___ INFORMATION SHOWN

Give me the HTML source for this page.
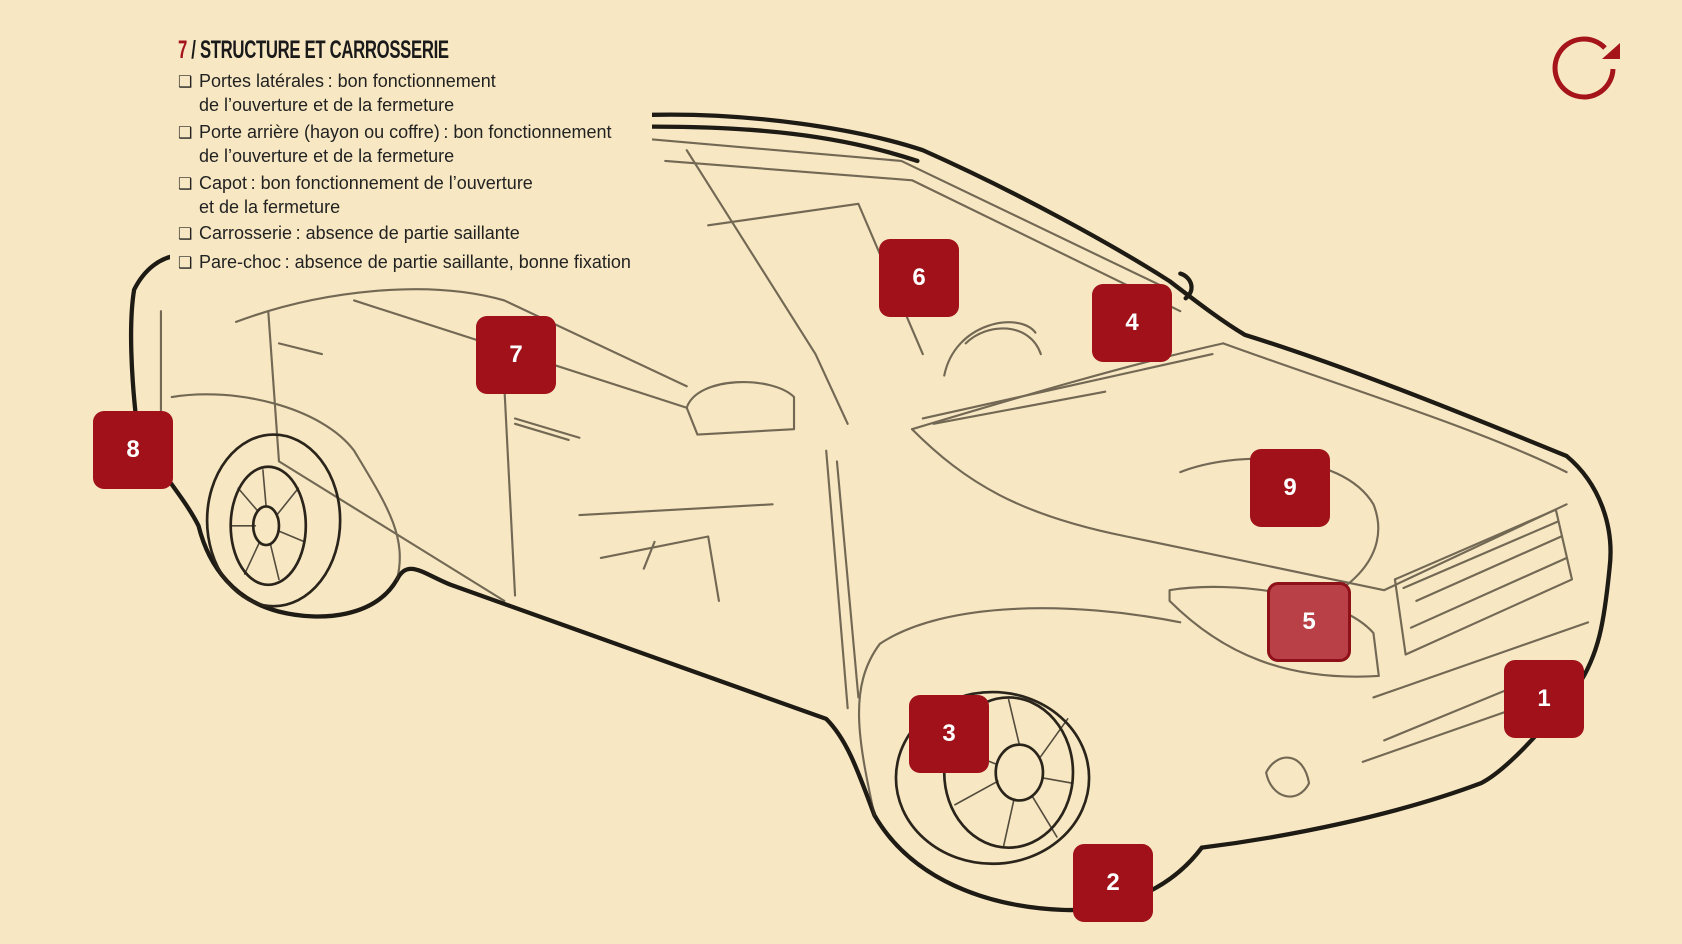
<!DOCTYPE html>
<html><head><meta charset="utf-8"><style>
html,body{margin:0;padding:0}
body{width:1682px;height:944px;background:#f7e8c3;position:relative;overflow:hidden;font-family:"Liberation Sans",sans-serif}
svg.car{position:absolute;left:0;top:0}
.panel{position:absolute;left:170px;top:22px;width:482px;height:262px;background:#f7e8c3}
.title{position:absolute;left:178px;top:36px;font-family:"Liberation Sans Narrow","Liberation Sans",sans-serif;font-weight:bold;font-size:25px;letter-spacing:-0.5px;color:#1a1a1a;transform:scaleX(0.67);transform-origin:left}
.title span{color:#a51419}
.item{position:absolute;left:178px;font-size:18px;line-height:23px;color:#222}
.item b{font-weight:normal;display:inline-block;width:21px;font-size:16px}
.item i{font-style:normal;display:block;padding-left:21px}
.badge{position:absolute;width:80px;height:78px;background:#a01119;border-radius:11px;color:#fff;font-size:24px;font-weight:bold;display:flex;align-items:center;justify-content:center;box-sizing:border-box}
</style></head><body>
<svg class="car" width="1682" height="944" viewBox="0 0 1682 944">
<g transform="scale(1.073)" fill="none" stroke-linecap="round" stroke-linejoin="round">
<g stroke="#1e1a14" stroke-width="4">
<path d="M608,107 C700,105 800,120 860,140 C950,180 1040,230 1090,262 C1120,285 1140,300 1160,312 C1250,340 1350,380 1460,425 C1490,450 1505,490 1500,530 C1495,580 1490,610 1470,640 C1430,690 1400,720 1380,730 C1300,760 1200,780 1120,790"/>
<path d="M1120,790 C1090,830 1040,850 990,848 C920,845 850,820 815,760 C800,720 790,690 770,670 L420,545 C395,535 380,520 370,540 C350,575 300,580 260,570 C220,560 195,530 185,490 C170,460 140,430 128,400 C122,350 120,300 125,270 C135,250 150,240 165,238"/>
<path d="M1100,255 C1110,258 1115,270 1105,278"/>
<path d="M608,118 C700,118 780,125 855,150"/>
</g>
<g stroke="#3a3226" stroke-width="2" opacity="0.7">
<path d="M608,130 L840,150 L1090,270"/>
<path d="M620,150 L850,168 L1100,290"/>
<path d="M640,140 L760,330 L790,395"/>
<path d="M660,210 L800,190 L860,330"/>
<path d="M850,400 C950,370 1050,340 1140,320"/>
<path d="M860,390 L1130,330 M870,395 L1030,365"/>
<path d="M850,400 C900,450 950,480 1050,500 L1290,550 L1460,470"/>
<path d="M1140,320 C1250,360 1380,400 1460,440"/>
<path d="M780,430 L800,650 M770,420 L790,660"/>
<path d="M470,360 L480,555 M480,300 L490,360"/>
<path d="M250,290 L260,430 L470,560"/>
<path d="M220,300 C300,270 400,260 470,280 L640,360"/>
<path d="M330,280 L640,380 M480,390 L540,408"/>
<path d="M640,380 C650,350 720,350 740,370 L740,400 L650,405 Z"/>
<path d="M1090,550 C1150,540 1250,555 1280,590 L1285,630 C1200,635 1140,610 1090,560 Z"/>
<path d="M1300,540 L1450,475 L1465,540 L1310,610 Z"/>
<path d="M1320,560 L1455,500 M1315,585 L1460,520 M1308,548 L1452,486"/>
<path d="M1280,650 L1480,580 M1290,690 L1460,620 M1270,710 L1470,640"/>
<path d="M1100,580 C1000,560 880,560 820,600 C790,640 800,690 815,760"/>
<path d="M160,370 C220,360 300,380 330,420 C360,470 380,500 370,540"/>
<path d="M880,350 C890,300 950,290 965,310 M900,320 C920,300 960,300 970,330"/>
<path d="M560,520 L660,500 L670,560 M600,530 L610,505"/>
<path d="M540,480 L720,470 M150,290 L150,420"/>
<path d="M1180,720 C1190,700 1215,700 1220,730 C1210,750 1185,745 1180,720"/>
<path d="M1100,440 C1150,420 1250,420 1280,470 C1300,520 1250,560 1200,570"/>
<path d="M260,320 L300,330 M480,395 L530,410"/>
</g>
<g stroke="#2a241b" stroke-width="2.5">
<ellipse cx="925" cy="725" rx="90" ry="80"/>
<ellipse cx="940" cy="720" rx="60" ry="70"/>
<ellipse cx="950" cy="720" rx="22" ry="26"/>
<ellipse cx="255" cy="485" rx="62" ry="80"/>
<ellipse cx="250" cy="490" rx="35" ry="55"/>
<ellipse cx="248" cy="490" rx="12" ry="18"/>
</g>
<g stroke="#2a241b" stroke-width="1.5" opacity="0.8">
<path d="M950,694 L940,652 M970,705 L995,670 M972,725 L1000,730 M962,742 L985,780 M945,745 L935,790 M930,728 L890,750 M928,712 L885,695"/>
<path d="M248,472 L245,438 M258,480 L278,455 M260,495 L284,505 M252,507 L260,540 M242,505 L228,535 M238,490 L216,490 M240,476 L222,455"/>
</g>
</g>
</svg>
<div class="panel"></div>
<div class="title"><span>7</span> / STRUCTURE ET CARROSSERIE</div>
<div class="item" style="top:70px"><b>❑</b>Portes latérales&#8239;: bon fonctionnement<i>de l’ouverture et de la fermeture</i></div>
<div class="item" style="top:121px"><b>❑</b>Porte arrière (hayon ou coffre)&#8239;: bon fonctionnement<i>de l’ouverture et de la fermeture</i></div>
<div class="item" style="top:172px"><b>❑</b>Capot&#8239;: bon fonctionnement de l’ouverture<i>et de la fermeture</i></div>
<div class="item" style="top:222px"><b>❑</b>Carrosserie&#8239;: absence de partie saillante</div>
<div class="item" style="top:251px"><b>❑</b>Pare-choc&#8239;: absence de partie saillante, bonne fixation</div>
<svg style="position:absolute;left:1550px;top:33px" width="72" height="72" viewBox="0 0 72 72">
<path d="M63,36 A29,29 0 1 1 55,15" fill="none" stroke="#a51419" stroke-width="5"/>
<path d="M52,26 L70,26 L70,10 Z" fill="#a51419"/>
</svg>
<div class="badge" style="left:1504px;top:660px">1</div>
<div class="badge" style="left:1073px;top:844px">2</div>
<div class="badge" style="left:909px;top:695px">3</div>
<div class="badge" style="left:1092px;top:284px">4</div>
<div class="badge" style="left:1267px;top:582px;width:84px;height:80px;background:#b94047;border:3px solid #8e1018">5</div>
<div class="badge" style="left:879px;top:239px">6</div>
<div class="badge" style="left:476px;top:316px">7</div>
<div class="badge" style="left:93px;top:411px">8</div>
<div class="badge" style="left:1250px;top:449px">9</div>
</body></html>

______

▶ _WORK INSTRUCTIONS_
With the pictures left out, transcribe the material exactly.

▶ _EXPECTED ANSWER_
Give me the HTML source for this page.
<!DOCTYPE html>
<html><head><meta charset="utf-8"><style>
html,body{margin:0;padding:0}
body{width:1682px;height:944px;background:#f7e8c3;position:relative;overflow:hidden;font-family:"Liberation Sans",sans-serif}
svg.car{position:absolute;left:0;top:0}
.panel{position:absolute;left:170px;top:22px;width:482px;height:262px;background:#f7e8c3}
.title{position:absolute;left:178px;top:36px;font-family:"Liberation Sans Narrow","Liberation Sans",sans-serif;font-weight:bold;font-size:25px;letter-spacing:-0.5px;color:#1a1a1a;transform:scaleX(0.67);transform-origin:left}
.title span{color:#a51419}
.item{position:absolute;left:178px;font-size:18px;line-height:23px;color:#222}
.item b{font-weight:normal;display:inline-block;width:21px;font-size:16px}
.item i{font-style:normal;display:block;padding-left:21px}
.badge{position:absolute;width:80px;height:78px;background:#a01119;border-radius:11px;color:#fff;font-size:24px;font-weight:bold;display:flex;align-items:center;justify-content:center;box-sizing:border-box}
</style></head><body>
<svg class="car" width="1682" height="944" viewBox="0 0 1682 944">
<g transform="scale(1.073)" fill="none" stroke-linecap="round" stroke-linejoin="round">
<g stroke="#1e1a14" stroke-width="4">
<path d="M608,107 C700,105 800,120 860,140 C950,180 1040,230 1090,262 C1120,285 1140,300 1160,312 C1250,340 1350,380 1460,425 C1490,450 1505,490 1500,530 C1495,580 1490,610 1470,640 C1430,690 1400,720 1380,730 C1300,760 1200,780 1120,790"/>
<path d="M1120,790 C1090,830 1040,850 990,848 C920,845 850,820 815,760 C800,720 790,690 770,670 L420,545 C395,535 380,520 370,540 C350,575 300,580 260,570 C220,560 195,530 185,490 C170,460 140,430 128,400 C122,350 120,300 125,270 C135,250 150,240 165,238"/>
<path d="M1100,255 C1110,258 1115,270 1105,278"/>
<path d="M608,118 C700,118 780,125 855,150"/>
</g>
<g stroke="#3a3226" stroke-width="2" opacity="0.7">
<path d="M608,130 L840,150 L1090,270"/>
<path d="M620,150 L850,168 L1100,290"/>
<path d="M640,140 L760,330 L790,395"/>
<path d="M660,210 L800,190 L860,330"/>
<path d="M850,400 C950,370 1050,340 1140,320"/>
<path d="M860,390 L1130,330 M870,395 L1030,365"/>
<path d="M850,400 C900,450 950,480 1050,500 L1290,550 L1460,470"/>
<path d="M1140,320 C1250,360 1380,400 1460,440"/>
<path d="M780,430 L800,650 M770,420 L790,660"/>
<path d="M470,360 L480,555 M480,300 L490,360"/>
<path d="M250,290 L260,430 L470,560"/>
<path d="M220,300 C300,270 400,260 470,280 L640,360"/>
<path d="M330,280 L640,380 M480,390 L540,408"/>
<path d="M640,380 C650,350 720,350 740,370 L740,400 L650,405 Z"/>
<path d="M1090,550 C1150,540 1250,555 1280,590 L1285,630 C1200,635 1140,610 1090,560 Z"/>
<path d="M1300,540 L1450,475 L1465,540 L1310,610 Z"/>
<path d="M1320,560 L1455,500 M1315,585 L1460,520 M1308,548 L1452,486"/>
<path d="M1280,650 L1480,580 M1290,690 L1460,620 M1270,710 L1470,640"/>
<path d="M1100,580 C1000,560 880,560 820,600 C790,640 800,690 815,760"/>
<path d="M160,370 C220,360 300,380 330,420 C360,470 380,500 370,540"/>
<path d="M880,350 C890,300 950,290 965,310 M900,320 C920,300 960,300 970,330"/>
<path d="M560,520 L660,500 L670,560 M600,530 L610,505"/>
<path d="M540,480 L720,470 M150,290 L150,420"/>
<path d="M1180,720 C1190,700 1215,700 1220,730 C1210,750 1185,745 1180,720"/>
<path d="M1100,440 C1150,420 1250,420 1280,470 C1300,520 1250,560 1200,570"/>
<path d="M260,320 L300,330 M480,395 L530,410"/>
</g>
<g stroke="#2a241b" stroke-width="2.5">
<ellipse cx="925" cy="725" rx="90" ry="80"/>
<ellipse cx="940" cy="720" rx="60" ry="70"/>
<ellipse cx="950" cy="720" rx="22" ry="26"/>
<ellipse cx="255" cy="485" rx="62" ry="80"/>
<ellipse cx="250" cy="490" rx="35" ry="55"/>
<ellipse cx="248" cy="490" rx="12" ry="18"/>
</g>
<g stroke="#2a241b" stroke-width="1.5" opacity="0.8">
<path d="M950,694 L940,652 M970,705 L995,670 M972,725 L1000,730 M962,742 L985,780 M945,745 L935,790 M930,728 L890,750 M928,712 L885,695"/>
<path d="M248,472 L245,438 M258,480 L278,455 M260,495 L284,505 M252,507 L260,540 M242,505 L228,535 M238,490 L216,490 M240,476 L222,455"/>
</g>
</g>
</svg>
<div class="panel"></div>
<div class="title"><span>7</span> / STRUCTURE ET CARROSSERIE</div>
<div class="item" style="top:70px"><b>❑</b>Portes latérales&#8239;: bon fonctionnement<i>de l’ouverture et de la fermeture</i></div>
<div class="item" style="top:121px"><b>❑</b>Porte arrière (hayon ou coffre)&#8239;: bon fonctionnement<i>de l’ouverture et de la fermeture</i></div>
<div class="item" style="top:172px"><b>❑</b>Capot&#8239;: bon fonctionnement de l’ouverture<i>et de la fermeture</i></div>
<div class="item" style="top:222px"><b>❑</b>Carrosserie&#8239;: absence de partie saillante</div>
<div class="item" style="top:251px"><b>❑</b>Pare-choc&#8239;: absence de partie saillante, bonne fixation</div>
<svg style="position:absolute;left:1550px;top:33px" width="72" height="72" viewBox="0 0 72 72">
<path d="M63,36 A29,29 0 1 1 55,15" fill="none" stroke="#a51419" stroke-width="5"/>
<path d="M52,26 L70,26 L70,10 Z" fill="#a51419"/>
</svg>
<div class="badge" style="left:1504px;top:660px">1</div>
<div class="badge" style="left:1073px;top:844px">2</div>
<div class="badge" style="left:909px;top:695px">3</div>
<div class="badge" style="left:1092px;top:284px">4</div>
<div class="badge" style="left:1267px;top:582px;width:84px;height:80px;background:#b94047;border:3px solid #8e1018">5</div>
<div class="badge" style="left:879px;top:239px">6</div>
<div class="badge" style="left:476px;top:316px">7</div>
<div class="badge" style="left:93px;top:411px">8</div>
<div class="badge" style="left:1250px;top:449px">9</div>
</body></html>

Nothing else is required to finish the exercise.